Mesajı Okuyun
Old 15-02-2010, 19:06   #36
Av. Fatih KARACA

 
Varsayılan

Sayın Üyeler,

Hemen herkes, devlete karşı işlenen suçlara af getirilebileceğini, kişilere karşı işlenmiş suçlarla alakalı olarak ise suçun mağduruna da danışılması gerektiğini belirtmiş. Bana göre ceza hukuku açısından yanlış bir fikirdir. Öncelikle şunu belirtmek isterim ki, kamuoyunda "Af Yasası" olarak bilinen birçok kanun aslında şartlı salıverme yasasıdır. Tahliye edilenlerin bir kısmının da bir süre sonra cezaevine dönmesi bundan kaynaklanır.

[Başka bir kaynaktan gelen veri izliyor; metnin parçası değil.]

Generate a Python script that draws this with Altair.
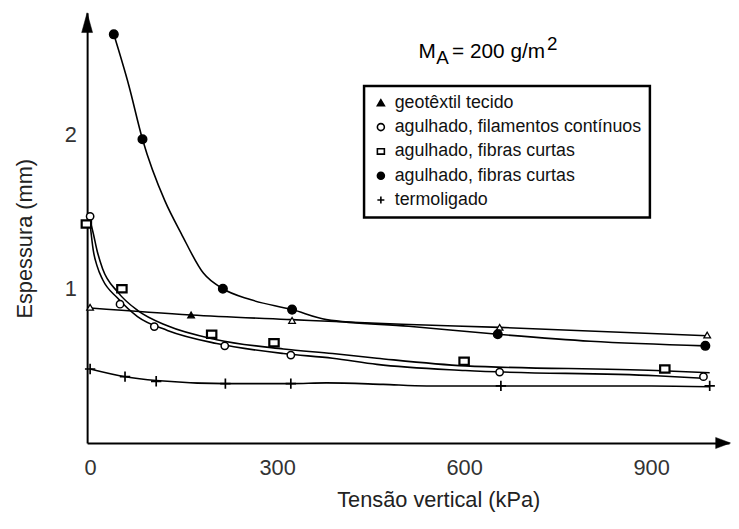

Özel af, Sayın Gemicinin de belirttiği gibi cumhurbaşkanının yetkisindedir ve şartları da bellidir. Genel af ise esas üzerinde tartıştığımız, af denince akla gelen af türüdür. Af yetkisi usulen, doğal olarak yasama organı olan Türkiye Büyük Millet Meclisindedir.

Genel af, ceza hukukunun genel hükümleri açısından değerlendirildiğinde ne kadar faydalıdır, hukuk düzenini ne kadar bozar, gerekli midir tartışılır. Benim esas değinmek istediğim husus, devlete ve kişilere karşı işlenen suçlara getirilen afla ilgili fikirlerdir. Kanaatimi de üç madde olarak belirtiyorum:
  1. Devlete karşı işlenen suçlarda, suç aslında kamu düzenini de bozduğu için af yetkisi devletin yürütme organında değil, yasama organındadır. Kamuyu, halkın vekillerinin karar verici olduğu TBMM temsil edebilir diye düşünüyorum. TBMM tarafından çıkarılacak bir genel af yasası Anayasa Hukuku açısından sakınca doğurmadığı sürece uygundur (vicdani kanaat bakımından değerlendirme zaten siyaseten yapılır).
  2. Kişilere karşı işlenen suçlara getirilecek af bakımından ise, bu affın gündeme dahi gelmemesi gerektiğini düşünüyorum. Dikkat ederseniz, suçun mağduru affetmeli de demiyorum. Zira o suçtan zarar gören kimsenin de esasında af yetkisi olmadığı kanaatindeyim. Bu türden bir af yasasının yürürlüğe girdiğini ve mağdurunun affettiği hükümlülerin de salıverildiğini varsayalım (her ne kadar varsayımlarla hareket edemesek de). Dönecek pazarlıkları, ödenecek diyetleri ve "affetmeme"yolunu seçen mağdurlara karşı kan güdülmesi ihtimalini aklıma dahi getirmek istemiyorum. Yasama organı tarafından bu türden hükümlülerin affedilmesi, mağdurları ve toplumu rencide edecektir. Mağdura af yetkisi verilmesi ise hukuk sistemini alt üst edecektir.
  3. Genel af yasası ile mağdurlara af yetkisinin verilmesi, millet adına karar veren yargıçların ve yargılamayı yürüten mahkemelerin de yetkisinin gasbından başka bir şey değildir. Af iradesini elinde bulunduran mağdur, adeta yasama yetkisini de haiz olacaktır. Çünkü yasanın hem onanması hem yürütülmesi onun iradesine bağlı hale gelecektir. Madem öyle, bu kadar ceza mahkemesi, yargıcı ve usul yasası neden vardır?